■ The task ■
Reproduce the listing word for word, leaving every picture behind.

******************************

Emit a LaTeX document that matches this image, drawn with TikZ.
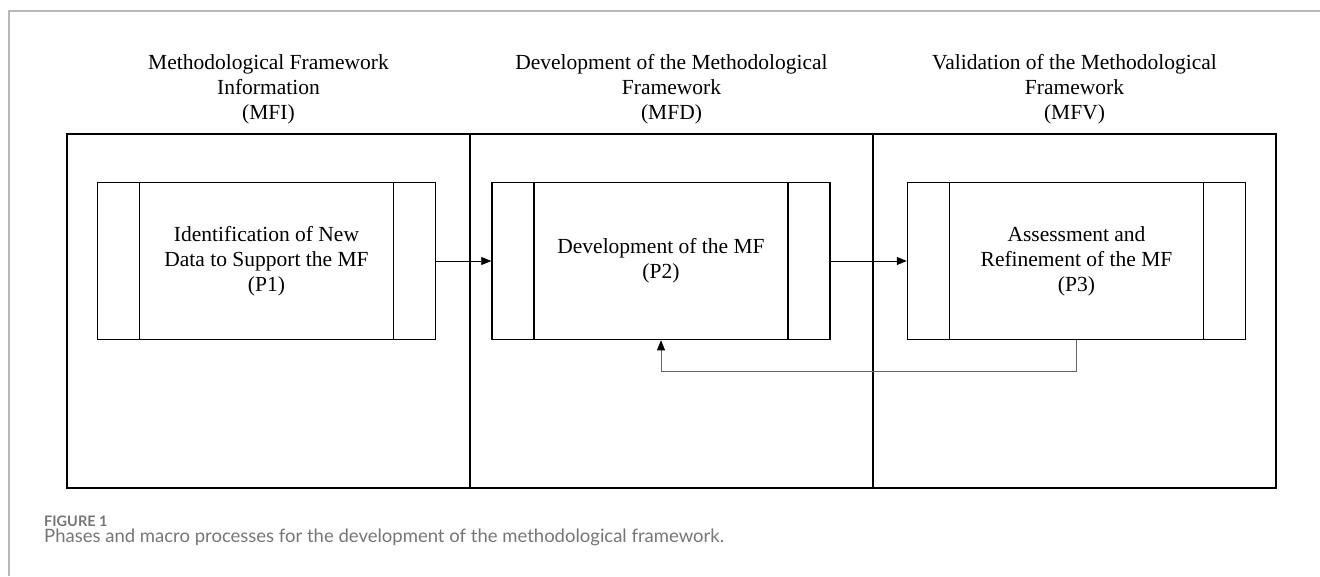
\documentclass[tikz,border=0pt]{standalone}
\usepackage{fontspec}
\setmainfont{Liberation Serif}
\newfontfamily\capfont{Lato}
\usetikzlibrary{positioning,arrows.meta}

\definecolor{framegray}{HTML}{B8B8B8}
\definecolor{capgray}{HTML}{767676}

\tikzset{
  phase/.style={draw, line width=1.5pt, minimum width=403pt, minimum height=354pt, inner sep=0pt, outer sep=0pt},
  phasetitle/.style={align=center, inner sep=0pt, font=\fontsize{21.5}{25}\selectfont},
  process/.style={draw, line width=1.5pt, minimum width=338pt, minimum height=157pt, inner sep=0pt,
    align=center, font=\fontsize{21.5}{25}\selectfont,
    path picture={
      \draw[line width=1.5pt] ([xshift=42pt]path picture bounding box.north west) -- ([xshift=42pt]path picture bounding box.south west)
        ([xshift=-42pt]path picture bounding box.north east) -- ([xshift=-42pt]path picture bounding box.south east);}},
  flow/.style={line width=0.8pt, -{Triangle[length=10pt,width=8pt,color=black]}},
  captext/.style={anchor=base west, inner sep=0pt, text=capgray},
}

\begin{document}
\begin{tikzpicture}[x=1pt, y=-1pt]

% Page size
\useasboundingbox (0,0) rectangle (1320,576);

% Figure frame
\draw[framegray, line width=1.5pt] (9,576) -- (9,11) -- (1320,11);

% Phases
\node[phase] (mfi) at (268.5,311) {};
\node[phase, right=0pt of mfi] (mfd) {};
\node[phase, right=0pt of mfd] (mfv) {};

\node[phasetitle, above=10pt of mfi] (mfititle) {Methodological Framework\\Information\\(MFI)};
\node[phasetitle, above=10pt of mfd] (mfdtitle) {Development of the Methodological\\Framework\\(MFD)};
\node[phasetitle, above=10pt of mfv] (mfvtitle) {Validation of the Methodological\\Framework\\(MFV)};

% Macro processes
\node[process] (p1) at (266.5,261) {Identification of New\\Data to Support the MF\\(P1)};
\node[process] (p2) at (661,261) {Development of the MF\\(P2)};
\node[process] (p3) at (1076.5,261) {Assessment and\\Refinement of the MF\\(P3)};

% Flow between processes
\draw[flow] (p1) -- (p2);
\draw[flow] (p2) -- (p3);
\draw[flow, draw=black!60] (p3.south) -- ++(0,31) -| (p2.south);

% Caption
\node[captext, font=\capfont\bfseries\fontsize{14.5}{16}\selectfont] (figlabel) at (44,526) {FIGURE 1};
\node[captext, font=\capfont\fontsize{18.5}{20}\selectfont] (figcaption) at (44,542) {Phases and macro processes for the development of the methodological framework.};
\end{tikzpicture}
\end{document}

******************************

■ Exercise output ■
Emit a LaTeX document that matches this image, drawn with TikZ.
\documentclass[tikz,border=0pt]{standalone}
\usepackage{fontspec}
\setmainfont{Liberation Serif}
\newfontfamily\capfont{Lato}
\usetikzlibrary{positioning,arrows.meta}

\definecolor{framegray}{HTML}{B8B8B8}
\definecolor{capgray}{HTML}{767676}

\tikzset{
  phase/.style={draw, line width=1.5pt, minimum width=403pt, minimum height=354pt, inner sep=0pt, outer sep=0pt},
  phasetitle/.style={align=center, inner sep=0pt, font=\fontsize{21.5}{25}\selectfont},
  process/.style={draw, line width=1.5pt, minimum width=338pt, minimum height=157pt, inner sep=0pt,
    align=center, font=\fontsize{21.5}{25}\selectfont,
    path picture={
      \draw[line width=1.5pt] ([xshift=42pt]path picture bounding box.north west) -- ([xshift=42pt]path picture bounding box.south west)
        ([xshift=-42pt]path picture bounding box.north east) -- ([xshift=-42pt]path picture bounding box.south east);}},
  flow/.style={line width=0.8pt, -{Triangle[length=10pt,width=8pt,color=black]}},
  captext/.style={anchor=base west, inner sep=0pt, text=capgray},
}

\begin{document}
\begin{tikzpicture}[x=1pt, y=-1pt]

% Page size
\useasboundingbox (0,0) rectangle (1320,576);

% Figure frame
\draw[framegray, line width=1.5pt] (9,576) -- (9,11) -- (1320,11);

% Phases
\node[phase] (mfi) at (268.5,311) {};
\node[phase, right=0pt of mfi] (mfd) {};
\node[phase, right=0pt of mfd] (mfv) {};

\node[phasetitle, above=10pt of mfi] (mfititle) {Methodological Framework\\Information\\(MFI)};
\node[phasetitle, above=10pt of mfd] (mfdtitle) {Development of the Methodological\\Framework\\(MFD)};
\node[phasetitle, above=10pt of mfv] (mfvtitle) {Validation of the Methodological\\Framework\\(MFV)};

% Macro processes
\node[process] (p1) at (266.5,261) {Identification of New\\Data to Support the MF\\(P1)};
\node[process] (p2) at (661,261) {Development of the MF\\(P2)};
\node[process] (p3) at (1076.5,261) {Assessment and\\Refinement of the MF\\(P3)};

% Flow between processes
\draw[flow] (p1) -- (p2);
\draw[flow] (p2) -- (p3);
\draw[flow, draw=black!60] (p3.south) -- ++(0,31) -| (p2.south);

% Caption
\node[captext, font=\capfont\bfseries\fontsize{14.5}{16}\selectfont] (figlabel) at (44,526) {FIGURE 1};
\node[captext, font=\capfont\fontsize{18.5}{20}\selectfont] (figcaption) at (44,542) {Phases and macro processes for the development of the methodological framework.};
\end{tikzpicture}
\end{document}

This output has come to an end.